The Poisson GLMs (bottom row) approximate the survival curves from the Cox models (top row). Though we lost minor information by aggregating the data, the overall survival patterns were captured. Furthermore, adjustment of confounding can still be implemented using the aggregate data.

Step 7 : Create coefficient table to compare hazard ratios

Now I’ll extract the coefficients from all our models, exponentiate them to get the HRs, and put them in a table for comparison.

Code
# Extract coefficients and exponentiate
coef_cox1 <- tidy(coxmod1, exponentiate = TRUE) %>%
  select(term, estimate) %>%
  rename(cox_unadj = estimate)

coef_cox2 <- tidy(coxmod2, exponentiate = TRUE) %>%
  select(term, estimate) %>%
  rename(cox_adj = estimate)

coef_glm1 <- tidy(glm1, exponentiate = TRUE) %>%
  filter(!grepl("^fu", term), term != "(Intercept)") %>%
  select(term, estimate) %>%
  rename(glm_unadj = estimate)

coef_glm2 <- tidy(glm2, exponentiate = TRUE) %>%
  filter(!grepl("^fu", term), term != "(Intercept)") %>%
  select(term, estimate) %>%
  rename(glm_adj = estimate)

# Combine all coefficients
coef_table <- full_join(coef_cox1, coef_cox2, by = "term") %>%
  full_join(coef_glm1, by = "term") %>%
  full_join(coef_glm2, by = "term") %>%
  filter(!is.na(term)) %>%
  select(term, cox_unadj, glm_unadj, cox_adj, glm_adj)

# Print the table
print(kable(coef_table, digits = 4, 
            caption = "Comparing HRs: Cox vs Poisson GLM"))


Table: Comparing HRs: Cox vs Poisson GLM

|term               | cox_unadj| glm_unadj| cox_adj| glm_adj|
|:------------------|---------:|---------:|-------:|-------:|
|fp1                |    1.4979|    1.4975|  1.1075|  1.1075|
|countryB           |        NA|        NA|  0.9970|  0.9969|
|countryC           |        NA|        NA|  0.9555|  0.9556|
|agegrp2            |        NA|        NA|  1.6433|  1.6426|
|agegrp3            |        NA|        NA|  2.1819|  2.1806|
|birthplace_europe1 |        NA|        NA|  1.0842|  1.0840|
|education2         |        NA|        NA|  0.9782|  0.9783|
|education3         |        NA|        NA|  0.9782|  0.9782|
|parity1            |        NA|        NA|  0.9725|  0.9724|
|parity2            |        NA|        NA|  0.9499|  0.9500|
|yeardx1            |        NA|        NA|  1.0136|  1.0133|
|lymphnode2         |        NA|        NA|  1.0843|  1.0840|
|lymphnode3         |        NA|        NA|  1.1152|  1.1148|
|tumorsize1         |        NA|        NA|  0.9942|  0.9941|
|tumorsize2         |        NA|        NA|  1.0641|  1.0638|
|tumorsize3         |        NA|        NA|  1.0266|  1.0264|
|chemo1             |        NA|        NA|  5.9553|  5.9496|

Look at the estimates for our main variable of interest, fp1 (fertility preservation), after adjusting for confounding.
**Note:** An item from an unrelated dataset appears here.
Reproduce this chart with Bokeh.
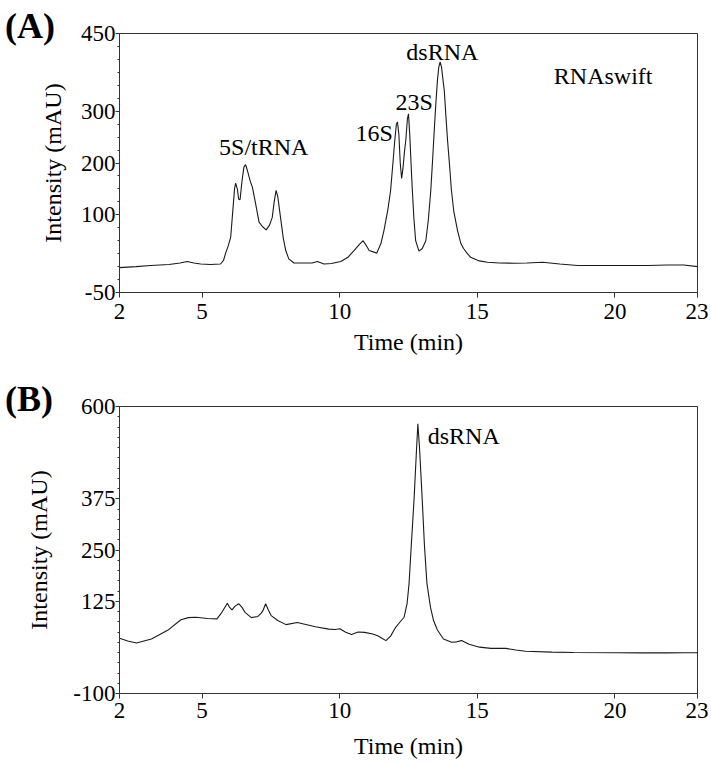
from bokeh.plotting import figure
from bokeh.models import Range1d, FixedTicker, Div, GridBox
from bokeh.embed import file_html
from bokeh.resources import INLINE
from bokeh.core.properties import value

FONT = "Liberation Serif"

# ---------------- Panel A data (RNAswift) ----------------
time_a = [2.0, 2.6, 3.13, 3.8, 4.2, 4.46, 4.7, 4.95, 5.3, 5.67, 5.78, 5.85, 5.95, 6.04,
          6.12, 6.18, 6.22, 6.28, 6.33, 6.38, 6.45, 6.52, 6.58, 6.65, 6.75, 6.83, 6.95,
          7.07, 7.2, 7.33, 7.45, 7.55, 7.62, 7.69, 7.75, 7.85, 7.95, 8.04, 8.15, 8.34,
          8.7, 9.0, 9.19, 9.43, 9.7, 10.04, 10.3, 10.52, 10.7, 10.85, 10.95, 11.07,
          11.35, 11.5, 11.61, 11.75, 11.85, 11.95, 12.0, 12.06, 12.1, 12.15, 12.2, 12.25,
          12.3, 12.35, 12.4, 12.46, 12.5, 12.55, 12.6, 12.64, 12.7, 12.76, 12.88, 13.0,
          13.13, 13.22, 13.31, 13.38, 13.45, 13.5, 13.55, 13.6, 13.65, 13.7, 13.75, 13.8,
          13.86, 13.92, 14.0, 14.06, 14.15, 14.28, 14.4, 14.5, 14.64, 14.76, 15.07, 15.37,
          15.8, 16.34, 16.8, 17.37, 18.0, 18.64, 19.5, 20.46, 21.2, 21.9, 22.5, 23.0]
intensity_a = [-2, 0, 2, 4, 7, 10, 7, 5, 4, 5, 12, 25, 40, 57,
               110, 150, 161, 150, 130, 129, 165, 192, 197, 185, 165, 153, 120,
               86, 77, 71, 80, 95, 125, 147, 135, 95, 55, 31, 15, 7,
               7, 7, 10, 5, 6, 10, 18, 31, 42, 50, 42, 31,
               26, 45, 70, 110, 147, 210, 243, 275, 279, 255, 200, 170,
               190, 220, 243, 285, 295, 250, 190, 147, 90, 50, 30, 35,
               50, 90, 147, 210, 276, 320, 359, 385, 395, 385, 362, 340,
               290, 243, 190, 147, 105, 70, 45, 35, 25, 18, 11, 8.5,
               7, 6.6, 7, 8.5, 5, 2, 2, 2, 2, 3, 3, 0]

# ---------------- Panel B data ----------------
time_b = [2.0, 2.3, 2.62, 3.16, 3.75, 4.23, 4.5, 4.77, 5.2, 5.54, 5.72, 5.92, 6.0, 6.09,
          6.2, 6.33, 6.45, 6.56, 6.79, 7.03, 7.15, 7.21, 7.31, 7.4, 7.51, 7.75, 8.05,
          8.46, 9.12, 9.6, 9.84, 10.01, 10.2, 10.43, 10.67, 10.9, 11.2, 11.38, 11.55,
          11.68, 11.85, 12.04, 12.2, 12.34, 12.45, 12.52, 12.6, 12.7, 12.78, 12.84, 12.9,
          13.0, 13.08, 13.17, 13.3, 13.41, 13.55, 13.77, 14.07, 14.25, 14.43, 14.7, 15.08,
          15.5, 16.04, 16.4, 16.75, 17.71, 18.5, 20.1, 21.0, 21.88, 22.5, 22.95, 23.0]
intensity_b = [35, 28, 23, 33, 54, 80, 85, 86, 83, 82, 98, 120, 110, 104,
               113, 119, 110, 98, 85, 88, 96, 102, 119, 105, 90, 78, 68,
               73, 63, 57, 56, 58, 50, 44, 50, 49, 45, 41, 34,
               29, 40, 62, 75, 86, 120, 168, 260, 371, 480, 558, 500,
               371, 260, 168, 110, 78, 55, 33, 25, 26, 29, 20, 13,
               10, 10, 6, 3, 1, 0, -0.5, -1, -1, -0.5, -0.5, -1]

# ---------------- Axes / ticks ----------------
x_ticks = [2, 5, 10, 15, 20, 23]
y_ticks_a = [-50, 100, 200, 300, 450]
y_minor_a = list(range(-50, 451, 25))
y_ticks_b = [-100, 125, 250, 375, 600]
y_minor_b = list(range(-100, 601, 25))

# ---------------- Annotations ----------------
ann_a_text = ["5S/tRNA", "16S", "23S", "dsRNA"]
ann_a_x = [7.24, 11.93, 12.71, 13.73]
ann_a_y = [231, 257, 318, 415]
ann_a_align = ["center", "right", "center", "center"]
sample_a = ("RNAswift", 17.78, 367)
ann_b = ("dsRNA", 13.2, 527)
panel_tags = ["(A)", "(B)"]


def style(p, y_ticks, y_minor, tick_standoff_x, label_standoff_x, label_standoff_y):
    p.xaxis.ticker = FixedTicker(ticks=x_ticks)
    p.yaxis.ticker = FixedTicker(ticks=y_ticks, minor_ticks=y_minor)
    p.yaxis.major_label_overrides = {t: str(t) for t in y_ticks if t < 0}
    for ax in (p.xaxis[0], p.yaxis[0]):
        ax.major_label_text_font = FONT
        ax.major_label_text_font_size = "23px"
        ax.major_label_text_color = "black"
        ax.axis_label_text_font = FONT
        ax.axis_label_text_font_size = "24px"
        ax.axis_label_text_font_style = "normal"
        ax.axis_label_text_color = "black"
        ax.axis_line_color = "#333333"
        ax.major_tick_line_color = "#333333"
        ax.minor_tick_line_color = "#333333"
        ax.major_tick_in = 0
        ax.minor_tick_in = 0
    p.xaxis.axis_label = "Time (min)"
    p.yaxis.axis_label = "Intensity (mAU)"
    p.xaxis.major_tick_out = 5
    p.xaxis.minor_tick_out = 0
    p.xaxis.major_label_standoff = tick_standoff_x
    p.xaxis.axis_label_standoff = label_standoff_x
    p.yaxis.major_tick_out = 4
    p.yaxis.minor_tick_out = 2
    p.yaxis.major_label_standoff = 0
    p.yaxis.axis_label_standoff = label_standoff_y
    p.xgrid.visible = False
    p.ygrid.visible = False
    p.outline_line_color = "#333333"
    p.outline_line_alpha = 1.0
    p.outline_line_width = 1
    p.background_fill_color = "white"
    p.border_fill_color = "white"


def tag(text, pad_top, pad_left):
    return Div(text=text, width=70, height=50,
               styles={"position": "relative", "z-index": "10",
                       "font-family": FONT, "font-size": "36px", "font-weight": "bold",
                       "line-height": "1", "color": "black",
                       "padding-top": f"{pad_top}px", "padding-left": f"{pad_left}px"})


# ---------------- Figure A ----------------
pa = figure(width=708, height=370, output_backend="svg", toolbar_location=None,
            x_range=Range1d(2, 23), y_range=Range1d(-50, 450),
            min_border_left=119, min_border_right=11, min_border_top=33, min_border_bottom=78)
style(pa, y_ticks_a, y_minor_a, 6, 7, 12)
pa.line(time_a, intensity_a, line_color="#1a1a1a", line_width=1.1)
for t, x, y, al in zip(ann_a_text, ann_a_x, ann_a_y, ann_a_align):
    pa.text(x=[x], y=[y], text=[t], text_font=value(FONT), text_font_size="24px",
            text_align=al, text_baseline="alphabetic", text_color="black")
pa.text(x=[sample_a[1]], y=[sample_a[2]], text=[sample_a[0]], text_font=value(FONT),
        text_font_size="24px", text_align="left", text_baseline="alphabetic", text_color="black")

# ---------------- Figure B ----------------
pb = figure(width=708, height=396, output_backend="svg", toolbar_location=None,
            x_range=Range1d(2, 23), y_range=Range1d(-100, 600),
            min_border_left=111, min_border_right=10, min_border_top=36, min_border_bottom=73)
style(pb, y_ticks_b, y_minor_b, 4, 12, 18)
pb.line(time_b, intensity_b, line_color="#1a1a1a", line_width=1.1)
pb.text(x=[ann_b[1]], y=[ann_b[2]], text=[ann_b[0]], text_font=value(FONT),
        text_font_size="24px", text_align="left", text_baseline="alphabetic", text_color="black")

layout = GridBox(children=[(pa, 0, 0), (tag(panel_tags[0], 3, 0), 0, 0),
                           (pb, 1, 0), (tag(panel_tags[1], 6, 0), 1, 0)])
open("out.html", "w").write(file_html(layout, INLINE))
The Cox model estimates an HR of 1.1075, and the Poisson GLM estimates 1.1075. They are close!

The same holds true for the other covariates, including the strong confounder chemo1 and the agegrp effects. This demonstrates that the Poisson GLM can approximate the HRs from the Cox PH model.

Conclusion

By splitting the follow-up period into intervals and using the GLM, we can approximate estimate hazard ratios that are nearly close to those from a Cox model. This approach allows us to analyze survival data even when individual-level data cannot be shared across borders, while still adjusting for confounding factors.

References

  1. Rodriguez-Wallberg KA et al. Safety of fertility preservation in breast cancer patients in a register-based matched cohort study. Breast Cancer Res Treat. 2018;167(3):761-769. doi:10.1007/s10549-017-4555-3.
  2. Marklund et al. Reproductive Outcomes After Breast Cancer in Women With vs Without Fertility Preservation. JAMA Oncol. 2021;7;(1):86-91. doi:10.1001/jamaoncol.2020.5957.